The country had relied too much on “top-down” measures and “fell in love with plans” and regulations to achieve its energy transition, thereby losing sight of “the greater good,” the companies argued. The energy transition had created more than 15,000 legal norms in the past 25 years that would increasingly undermine efforts to achieve the “energy policy target triangle of having secure, affordable and climate neutral energy,” they wrote.
An “energy transition 2.0” instead should factor in peoples’ concerns about costs and give them greater freedom in implementing decarbonisation measures. While most people support the goal of achieving climate neutrality, they equally have a distaste for “administrative paternalism,” RWE and E.ON said. What the country now needs to get its transition on track again is “not a chainsaw” but a trimmed-down rulebook that spells out targets without prescribing ways to achieve them, they argued.
The European Emissions Trading System (ETS) should function as the “central, overarching market mechanism” for reaching decarbonisation targets, the companies added. Likewise, the country should reform its energy market design away from fixed remuneration for new renewable power installations; ensure greater flexibility in the grid to manage supply and demand; and aim for a "pragmatic" launch of the national hydrogen infrastructure.

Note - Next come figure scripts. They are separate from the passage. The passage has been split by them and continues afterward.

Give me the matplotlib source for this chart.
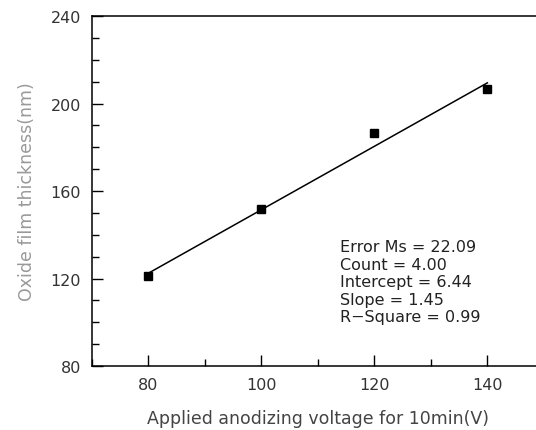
import matplotlib.pyplot as plt
import numpy as np
from matplotlib.ticker import MultipleLocator

voltage = [80, 100, 120, 140]
thickness = [121.0, 151.8, 186.5, 206.6]

stat_names = ['Error Ms', 'Count', 'Intercept', 'Slope', 'R\u2212Square']
stat_values = [22.09, 4.00, 6.44, 1.45, 0.99]

intercept = stat_values[2]
slope = stat_values[3]

fig = plt.figure(figsize=(5.36, 4.31), dpi=100)
ax = fig.add_axes([0.1716, 0.1485, 0.843, 0.812])

fit_x = np.array([voltage[0], voltage[-1]])
ax.plot(fit_x, intercept + slope * fit_x, color='black', lw=1.1)
ax.plot(voltage, thickness, 's', color='black', ms=6)

ax.set_xlim(70, 150)
ax.set_ylim(80, 240)
ax.xaxis.set_major_locator(MultipleLocator(20))
ax.xaxis.set_minor_locator(MultipleLocator(10))
ax.yaxis.set_major_locator(MultipleLocator(40))
ax.yaxis.set_minor_locator(MultipleLocator(10))
ax.tick_params(which='both', direction='in', top=False, right=False,
               labelsize=11.5, colors='black', pad=8)
ax.tick_params(which='major', length=8, width=1)
ax.tick_params(which='minor', length=5, width=1)
for s in ax.spines.values():
    s.set_linewidth(1.1)

ax.set_xticks([80, 100, 120, 140])
ax.tick_params(axis='x', labelcolor='#333333')
ax.tick_params(axis='y', labelcolor='#333333')

ax.set_xlabel('Applied anodizing voltage for 10min(V)', fontsize=12.5,
              color='#444444', labelpad=12)
ax.set_ylabel('Oxide film thickness(nm)', fontsize=12.5, color='#999999',
              labelpad=10)

lines = [f'{n} = {v:.2f}' for n, v in zip(stat_names, stat_values)]
ax.text(0.55, 0.362, '\n'.join(lines), transform=ax.transAxes,
        fontsize=11.5, va='top', ha='left', linespacing=1.2, color='#222222')

fig.savefig('out.png', dpi=100)
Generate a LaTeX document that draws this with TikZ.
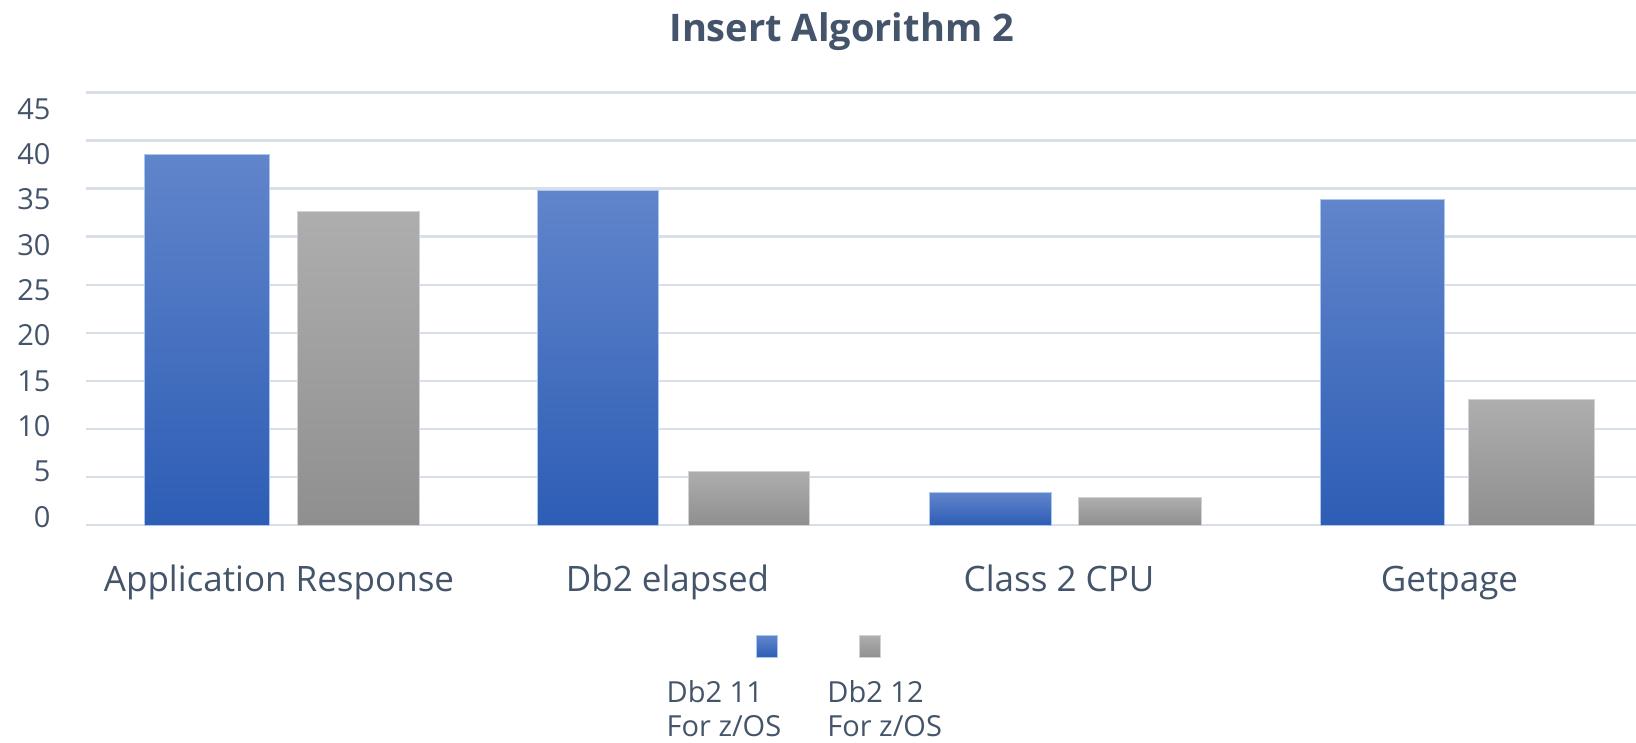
\documentclass[tikz,border=0pt]{standalone}
\usepackage{fontspec}
\setmainfont{Open Sans}
\definecolor{txt}{HTML}{44546A}
\definecolor{grid}{HTML}{D9DFE9}
\definecolor{btop}{HTML}{6185CB}
\definecolor{bbot}{HTML}{2D5DB5}
\definecolor{bedge}{HTML}{A9C8EC}
\definecolor{gtop}{HTML}{AEAEAE}
\definecolor{gbot}{HTML}{8F8F8F}
\definecolor{gedge}{HTML}{D2D2D2}
\tikzset{
  gridline/.style={draw=grid, line width=2.7pt},
  bluebar/.style={top color=btop, bottom color=bbot, draw=bedge, line width=1pt},
  graybar/.style={top color=gtop, bottom color=gbot, draw=gedge, line width=1pt},
  ticklab/.style={text=txt, inner sep=0pt, anchor=base east, font=\fontsize{29}{34}\selectfont},
  catlab/.style={text=txt, inner sep=0pt, anchor=base, font=\fontsize{35}{42}\selectfont},
  leglab/.style={text=txt, inner sep=0pt, anchor=base west, font=\fontsize{29}{34}\selectfont},
  titlelab/.style={text=txt, inner sep=0pt, anchor=base, font=\fontsize{38}{46}\selectfont\bfseries},
}
\begin{document}
\begin{tikzpicture}[x=1pt,y=-1pt]
\useasboundingbox[fill=white] (0,0) rectangle (1636,742);
% gridlines
\foreach \i in {0,...,9}{
  \draw[gridline] (86,{525-48.03*\i}) -- (1636,{525-48.03*\i});
}
% tick labels
\foreach \i in {0,...,9}{
  \pgfmathtruncatemacro{\v}{5*\i}
  \node[ticklab] (t\i) at (50.7,{527-45.3*\i}) {\v};
}
% bars
\path[bluebar] (144,525) rectangle (269,154.3);
\path[graybar] (297.3,525) rectangle (419.3,211);
\path[bluebar] (537,525) rectangle (658.3,190.7);
\path[graybar] (688.3,525) rectangle (809.3,471);
\path[bluebar] (929,525) rectangle (1051.6,492.7);
\path[graybar] (1078,525) rectangle (1201,497.7);
\path[bluebar] (1320,525) rectangle (1444.6,199.3);
\path[graybar] (1468,525) rectangle (1594,399);
% category labels
\node[catlab] (c1) at (279,591) {Application Response};
\node[catlab] (c2) at (667.5,591) {Db2 elapsed};
\node[catlab] (c3) at (1059,591) {Class 2 CPU};
\node[catlab] (c4) at (1449.5,591) {Getpage};
% title
\node[titlelab] (title) at (841.7,41.7) {Insert Algorithm 2};
% legend
\path[bluebar] (756,657.7) rectangle (777.7,635.7);
\path[graybar] (859.3,657.7) rectangle (880.7,635.7);
\node[leglab] (l1a) at (666.5,702.3) {Db2 11};
\node[leglab] (l1b) at (666.5,736.7) {For z/OS};
\node[leglab] (l2a) at (827.2,702.3) {Db2 12};
\node[leglab] (l2b) at (827.2,736.7) {For z/OS};
\end{tikzpicture}
\end{document}
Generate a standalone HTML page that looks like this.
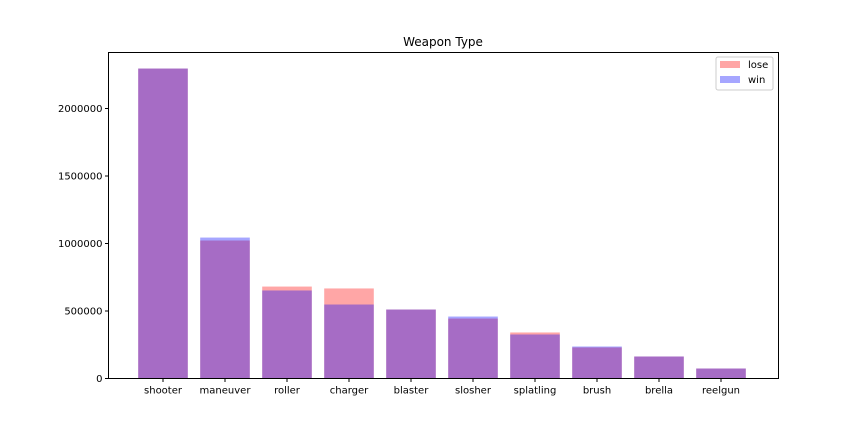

The companies led by CEOs Markus Krebber (RWE) and Leonhard Birnbaum (E.ON) said that the country’s energy system was on course for a costly “over-dimensioning” and that factors such as projected electricity demand and specific expansion targets for individual technologies should be reviewed to keep grid costs in check. A clear and realistic electrification scenario was needed for example in the transport, industry and heating sectors to decide which investments are needed and which hinge on certain electrification scenarios prevailing. “This will allow the country to adapt the further course on the basis of experiences gained by the early 2030s,” the companies said. Long-term climate targets should remain unaffected by these steps, they added.